| EXCERPTED RECORDS |
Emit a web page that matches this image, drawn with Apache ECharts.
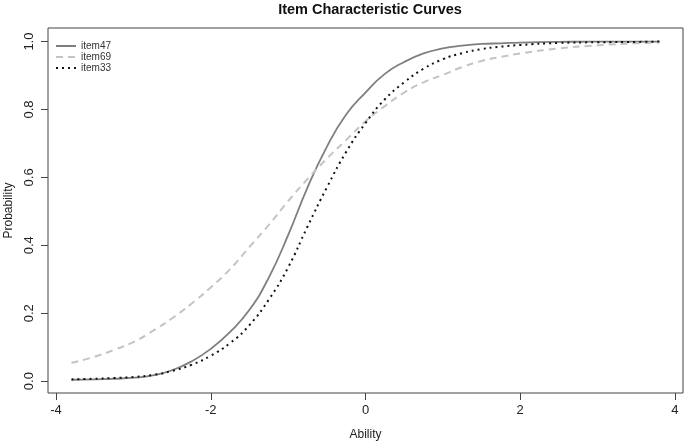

---

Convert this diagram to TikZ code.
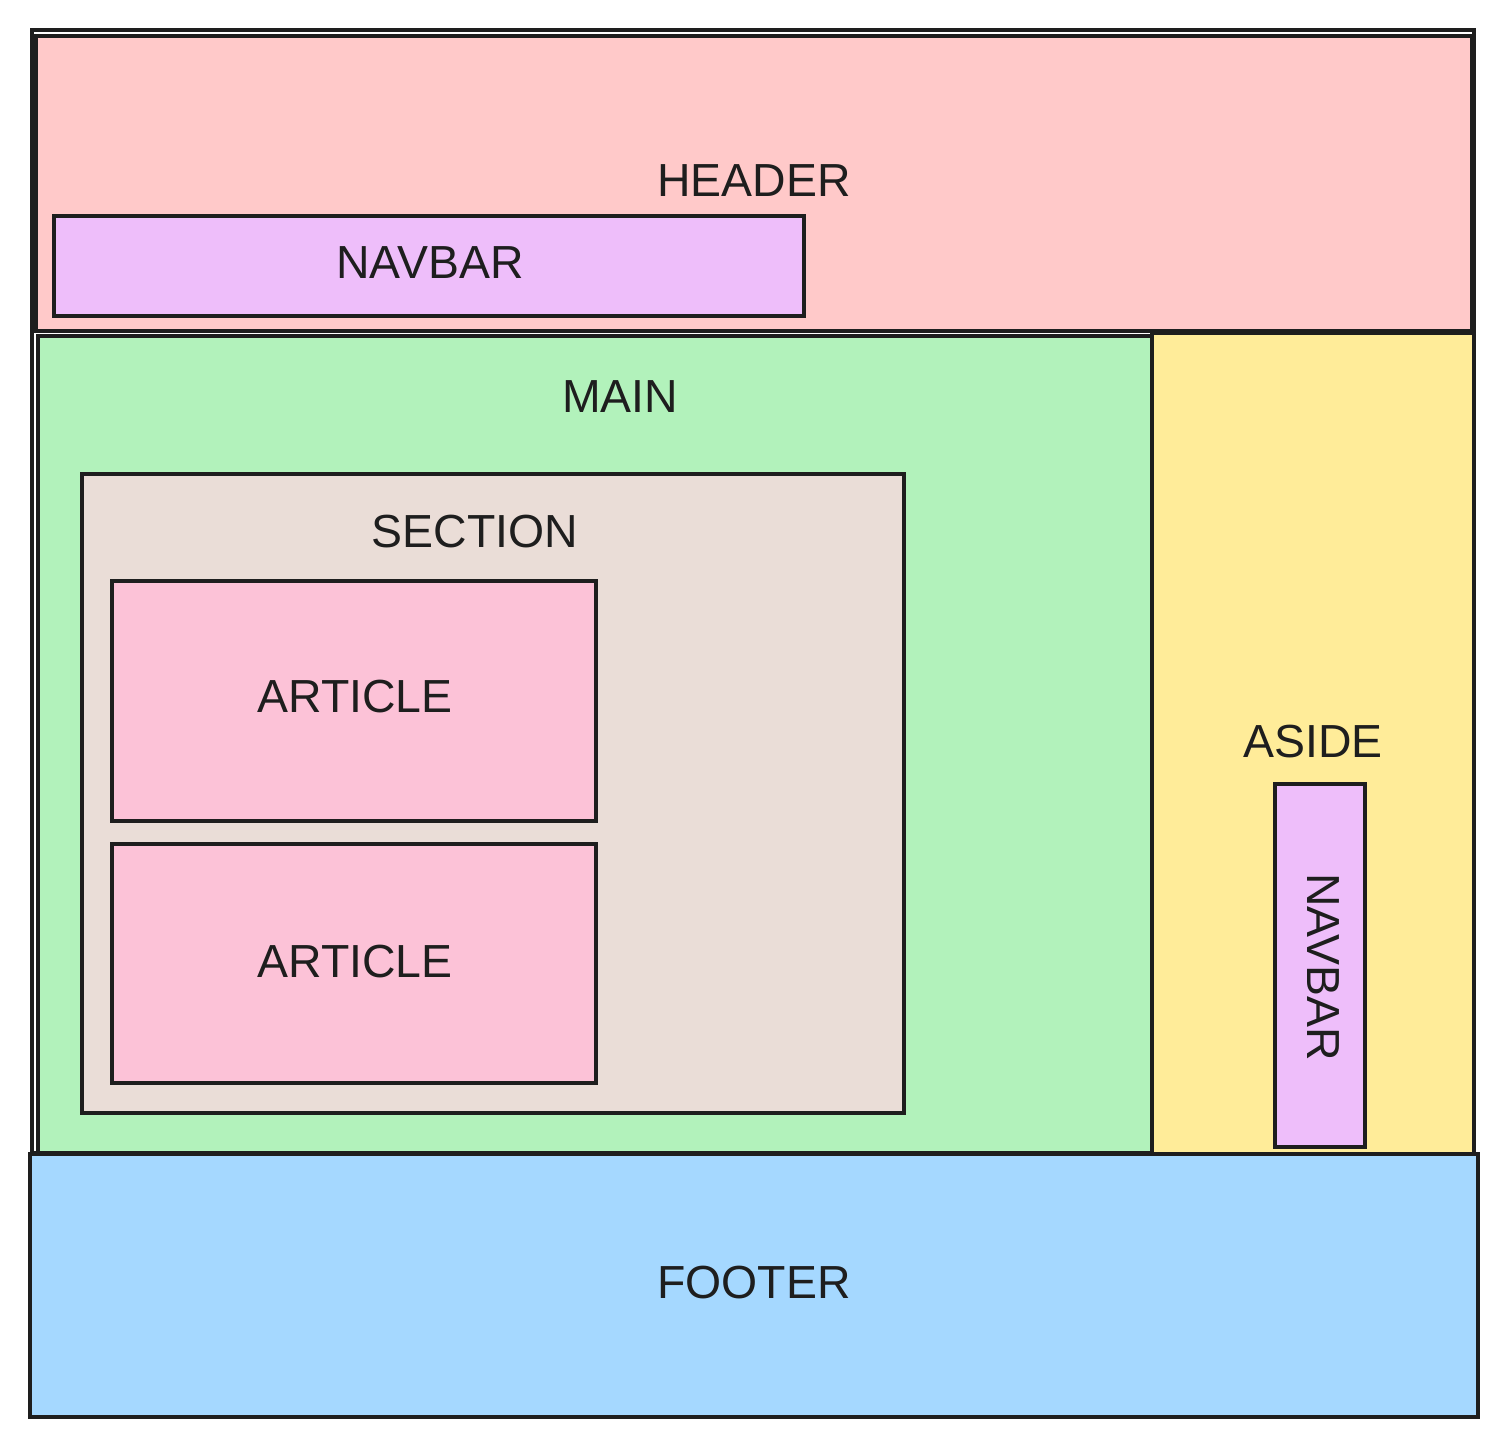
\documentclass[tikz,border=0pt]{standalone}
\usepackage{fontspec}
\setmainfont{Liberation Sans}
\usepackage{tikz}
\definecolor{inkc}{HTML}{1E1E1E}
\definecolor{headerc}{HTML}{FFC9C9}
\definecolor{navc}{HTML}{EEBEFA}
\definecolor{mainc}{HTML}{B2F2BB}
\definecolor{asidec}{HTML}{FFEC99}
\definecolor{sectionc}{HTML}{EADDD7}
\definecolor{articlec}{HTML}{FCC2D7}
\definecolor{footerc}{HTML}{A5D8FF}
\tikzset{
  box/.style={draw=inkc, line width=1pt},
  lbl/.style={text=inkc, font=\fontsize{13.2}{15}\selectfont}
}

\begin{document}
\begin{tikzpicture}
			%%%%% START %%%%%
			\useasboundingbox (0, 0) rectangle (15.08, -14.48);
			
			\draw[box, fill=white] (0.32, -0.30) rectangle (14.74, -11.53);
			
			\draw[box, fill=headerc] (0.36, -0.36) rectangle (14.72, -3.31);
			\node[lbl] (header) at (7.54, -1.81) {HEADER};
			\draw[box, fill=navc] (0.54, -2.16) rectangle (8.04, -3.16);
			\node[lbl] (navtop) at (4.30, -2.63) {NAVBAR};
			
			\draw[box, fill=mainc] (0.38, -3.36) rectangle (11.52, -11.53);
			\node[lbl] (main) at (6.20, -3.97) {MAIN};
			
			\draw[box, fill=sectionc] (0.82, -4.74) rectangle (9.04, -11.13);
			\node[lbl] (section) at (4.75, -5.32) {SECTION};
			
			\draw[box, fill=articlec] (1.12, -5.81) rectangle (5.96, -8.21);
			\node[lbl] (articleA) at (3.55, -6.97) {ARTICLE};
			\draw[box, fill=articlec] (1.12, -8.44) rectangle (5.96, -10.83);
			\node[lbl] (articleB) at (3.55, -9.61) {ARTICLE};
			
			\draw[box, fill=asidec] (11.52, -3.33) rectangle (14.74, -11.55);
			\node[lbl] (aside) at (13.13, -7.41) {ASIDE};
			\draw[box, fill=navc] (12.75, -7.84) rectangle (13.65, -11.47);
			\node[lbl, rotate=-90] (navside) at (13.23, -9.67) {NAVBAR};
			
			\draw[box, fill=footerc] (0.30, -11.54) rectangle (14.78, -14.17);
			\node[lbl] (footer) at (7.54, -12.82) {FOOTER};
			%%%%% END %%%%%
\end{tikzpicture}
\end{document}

* * *

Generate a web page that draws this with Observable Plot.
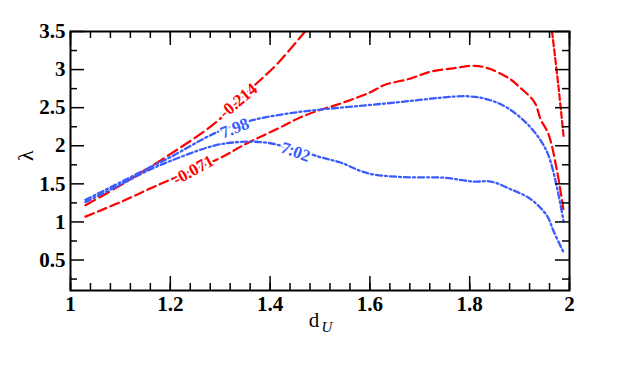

| TASK STATEMENT |
Return exactly the lines from the one with "Convert this diagram to TikZ code." to the one with "at (3.55, -9.61)", both ends kept, and only those. Images are left out.

| CORRECT ANSWER |
Convert this diagram to TikZ code.
\documentclass[tikz,border=0pt]{standalone}
\usepackage{fontspec}
\setmainfont{Liberation Sans}
\usepackage{tikz}
\definecolor{inkc}{HTML}{1E1E1E}
\definecolor{headerc}{HTML}{FFC9C9}
\definecolor{navc}{HTML}{EEBEFA}
\definecolor{mainc}{HTML}{B2F2BB}
\definecolor{asidec}{HTML}{FFEC99}
\definecolor{sectionc}{HTML}{EADDD7}
\definecolor{articlec}{HTML}{FCC2D7}
\definecolor{footerc}{HTML}{A5D8FF}
\tikzset{
  box/.style={draw=inkc, line width=1pt},
  lbl/.style={text=inkc, font=\fontsize{13.2}{15}\selectfont}
}

\begin{document}
\begin{tikzpicture}
			%%%%% START %%%%%
			\useasboundingbox (0, 0) rectangle (15.08, -14.48);
			
			\draw[box, fill=white] (0.32, -0.30) rectangle (14.74, -11.53);
			
			\draw[box, fill=headerc] (0.36, -0.36) rectangle (14.72, -3.31);
			\node[lbl] (header) at (7.54, -1.81) {HEADER};
			\draw[box, fill=navc] (0.54, -2.16) rectangle (8.04, -3.16);
			\node[lbl] (navtop) at (4.30, -2.63) {NAVBAR};
			
			\draw[box, fill=mainc] (0.38, -3.36) rectangle (11.52, -11.53);
			\node[lbl] (main) at (6.20, -3.97) {MAIN};
			
			\draw[box, fill=sectionc] (0.82, -4.74) rectangle (9.04, -11.13);
			\node[lbl] (section) at (4.75, -5.32) {SECTION};
			
			\draw[box, fill=articlec] (1.12, -5.81) rectangle (5.96, -8.21);
			\node[lbl] (articleA) at (3.55, -6.97) {ARTICLE};
			\draw[box, fill=articlec] (1.12, -8.44) rectangle (5.96, -10.83);
			\node[lbl] (articleB) at (3.55, -9.61) {ARTICLE};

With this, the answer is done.